Disruption #3a: A denuded value proposition for the relocation companies – the final blow to information at its highest levels.
One of the significant forms of information that a relocation company has is supplier management: expert vetting, selection and management of a supplier network. This is of significant value to many corporations.
There have always been companies that provide both relocation management and moving services (or destination services for that matter). However, combination relocation management and moving companies do not crow about how well it manages other movers. It markets the strength of its moving arm. When a relocation company markets its supplier management capabilities yet is economically tied to maximizing services to only one of those suppliers, they have blurred the definition of supplier management. And it is not as if they can crow about their moving arm: they don’t move anything! What I suggest we have seen here for the largest relocation companies is the final devaluation of quality information for the most mobile corporate clients. The last two blogs showed a history of information devaluation, but nothing devalues it faster than lack of trust in what is being said in the first place. There are many great global relocation companies of all sizes that are not pursuing these trends and these companies would be wise to figure out how to adapt their business strategies within the context of these changes.

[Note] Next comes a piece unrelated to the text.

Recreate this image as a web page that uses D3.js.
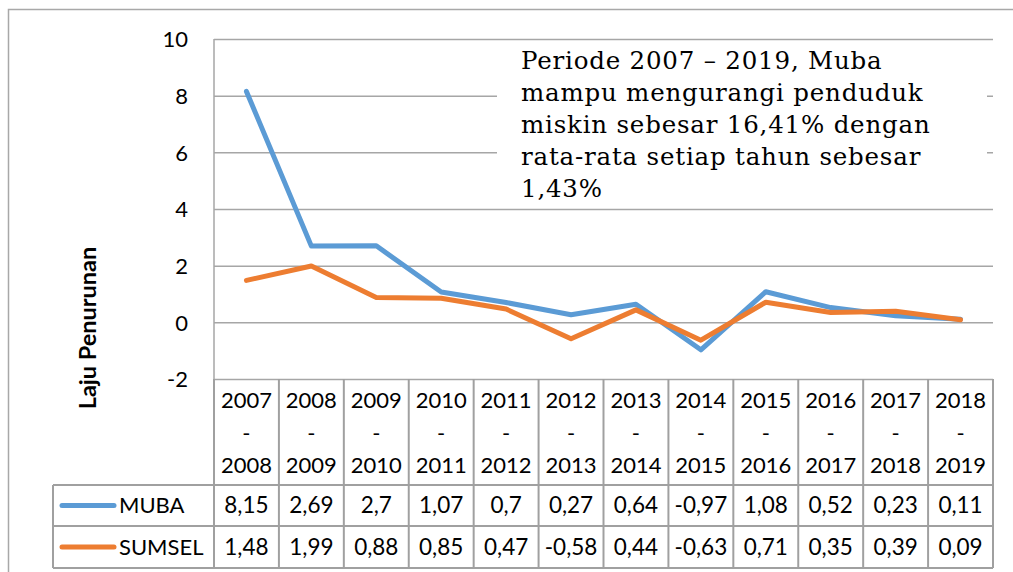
<!DOCTYPE html>
<html>
<head>
<meta charset="utf-8">
<script src="https://cdn.jsdelivr.net/npm/d3@7/dist/d3.min.js"></script>
<style>
  html, body { margin: 0; padding: 0; background: #fff; }
  svg { display: block; }
</style>
</head>
<body>
<svg id="chart" width="1013" height="572"></svg>
<script>
const periodStart = ["2007","2008","2009","2010","2011","2012","2013","2014","2015","2016","2017","2018"];
const periodEnd   = ["2008","2009","2010","2011","2012","2013","2014","2015","2016","2017","2018","2019"];
const categories = periodStart.map((s, i) => s + "-" + periodEnd[i]);
const muba   = [8.15, 2.69, 2.7, 1.07, 0.7, 0.27, 0.64, -0.97, 1.08, 0.52, 0.23, 0.11];
const sumsel = [1.48, 1.99, 0.88, 0.85, 0.47, -0.58, 0.44, -0.63, 0.71, 0.35, 0.39, 0.09];
const mubaLabels   = ["8,15","2,69","2,7","1,07","0,7","0,27","0,64","-0,97","1,08","0,52","0,23","0,11"];
const sumselLabels = ["1,48","1,99","0,88","0,85","0,47","-0,58","0,44","-0,63","0,71","0,35","0,39","0,09"];
const seriesNames = ["MUBA", "SUMSEL"];
const yTicks = [-2, 0, 2, 4, 6, 8, 10];
const yTitle = "Laju Penurunan";
const noteLines = [
  "Periode 2007 \u2013 2019, Muba",
  "mampu mengurangi penduduk",
  "miskin sebesar 16,41% dengan",
  "rata-rata setiap tahun sebesar",
  "1,43%"
];

const colors = { MUBA: "#5B9BD5", SUMSEL: "#ED7D31" };
const gridColor = "#A6A6A6";
const tableColor = "#A0A0A0";
const font = "Lato, 'Open Sans', sans-serif";

const svg = d3.select("#chart");
const plot = { left: 214, right: 993, top: 39, bottom: 379 };
const table = { legendLeft: 53, headerBottom: 485, row1Bottom: 526, row2Bottom: 568 };

const x = d3.scaleBand().domain(categories).range([plot.left, plot.right]).padding(0);
const y = d3.scaleLinear().domain([-2, 10]).range([plot.bottom, plot.top]);

// outer chart border
svg.append("path")
  .attr("d", `M8.5,572 L8.5,9.5 L1013,9.5`)
  .attr("fill", "none").attr("stroke", "#A8A8A8").attr("stroke-width", 1.5);

// gridlines via axis
const yAxis = d3.axisLeft(y).tickValues(yTicks).tickSize(-(plot.right - plot.left)).tickFormat(d => d);
const gy = svg.append("g").attr("transform", `translate(${plot.left},0)`).call(yAxis);
gy.select(".domain").remove();
gy.selectAll(".tick line").attr("stroke", gridColor).attr("stroke-width", 1.5);
gy.selectAll(".tick text")
  .attr("x", -26).attr("dy", "0.35em")
  .attr("font-family", font).attr("font-size", 22).attr("fill", "#000");

// left axis line
svg.append("line")
  .attr("x1", plot.left).attr("x2", plot.left)
  .attr("y1", plot.top).attr("y2", plot.bottom)
  .attr("stroke", gridColor).attr("stroke-width", 1.5);

// y-axis title
svg.append("text")
  .attr("transform", `translate(96,328) rotate(-90)`)
  .attr("text-anchor", "middle")
  .attr("font-family", font).attr("font-weight", "bold").attr("font-size", 23.5)
  .attr("fill", "#000")
  .text(yTitle);

// annotation white box (covers gridlines)
svg.append("rect")
  .attr("x", 497).attr("y", 46).attr("width", 490).attr("height", 158)
  .attr("fill", "#fff");
const note = svg.append("text")
  .attr("font-family", "'DejaVu Serif', 'Liberation Serif', serif")
  .attr("font-size", 24.5).attr("letter-spacing", 0.8).attr("fill", "#000");
noteLines.forEach((t, i) => {
  note.append("tspan").attr("x", 521).attr("y", 69 + i * 32).text(t);
});

// lines
const line = d3.line()
  .x((d, i) => x(categories[i]) + x.bandwidth() / 2)
  .y(d => y(d));
[["MUBA", muba], ["SUMSEL", sumsel]].forEach(([name, vals]) => {
  svg.append("path")
    .datum(vals)
    .attr("d", line)
    .attr("fill", "none")
    .attr("stroke", colors[name])
    .attr("stroke-width", 5)
    .attr("stroke-linejoin", "round")
    .attr("stroke-linecap", "round");
});

// data table
const tg = svg.append("g");
const bounds = categories.map(c => x(c)).concat([plot.right]);
bounds.forEach(bx => {
  tg.append("line")
    .attr("x1", bx).attr("x2", bx)
    .attr("y1", plot.bottom).attr("y2", table.row2Bottom)
    .attr("stroke", tableColor).attr("stroke-width", 2);
});
tg.append("line")
  .attr("x1", table.legendLeft).attr("x2", table.legendLeft)
  .attr("y1", table.headerBottom).attr("y2", table.row2Bottom)
  .attr("stroke", tableColor).attr("stroke-width", 2);
[table.headerBottom, table.row1Bottom, table.row2Bottom].forEach(hy => {
  tg.append("line")
    .attr("x1", table.legendLeft).attr("x2", plot.right)
    .attr("y1", hy).attr("y2", hy)
    .attr("stroke", tableColor).attr("stroke-width", 2);
});

categories.forEach((c, i) => {
  const cx = x(c) + x.bandwidth() / 2;
  [[periodStart[i], 400], ["-", 433], [periodEnd[i], 465]].forEach(([t, ty]) => {
    tg.append("text")
      .attr("x", cx).attr("y", ty).attr("dy", "0.35em")
      .attr("text-anchor", "middle")
      .attr("font-family", font).attr("font-size", 22).attr("fill", "#000")
      .text(t);
  });
});

const rows = [
  { name: seriesNames[0], labels: mubaLabels, top: table.headerBottom, bottom: table.row1Bottom },
  { name: seriesNames[1], labels: sumselLabels, top: table.row1Bottom, bottom: table.row2Bottom }
];
rows.forEach(r => {
  const cy = (r.top + r.bottom) / 2;
  tg.append("line")
    .attr("x1", 62).attr("x2", 114).attr("y1", cy).attr("y2", cy)
    .attr("stroke", colors[r.name]).attr("stroke-width", 5).attr("stroke-linecap", "round");
  tg.append("text")
    .attr("x", 119).attr("y", cy).attr("dy", "0.35em")
    .attr("font-family", font).attr("font-size", 22).attr("fill", "#000")
    .text(r.name);
  r.labels.forEach((lab, i) => {
    tg.append("text")
      .attr("x", x(categories[i]) + x.bandwidth() / 2).attr("y", cy).attr("dy", "0.35em")
      .attr("text-anchor", "middle")
      .attr("font-family", font).attr("font-size", 22.5).attr("fill", "#000")
      .text(lab);
  });
});
</script>
</body>
</html>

This is not a tinkering type change. This is a significant alteration to a complex system. To change an interdependent system already at capacity in such a radical way can be dangerous. Corporations deserve to understand it better from vendors in the marketplace. I recommend corporations get a variety of opinions to improve their understanding of the industry structure and to manage their relocations accordingly. Information is the key. Good quality assessment of information means taking in a variety of viewpoints and that is the best way any company can prepare itself for future headwinds.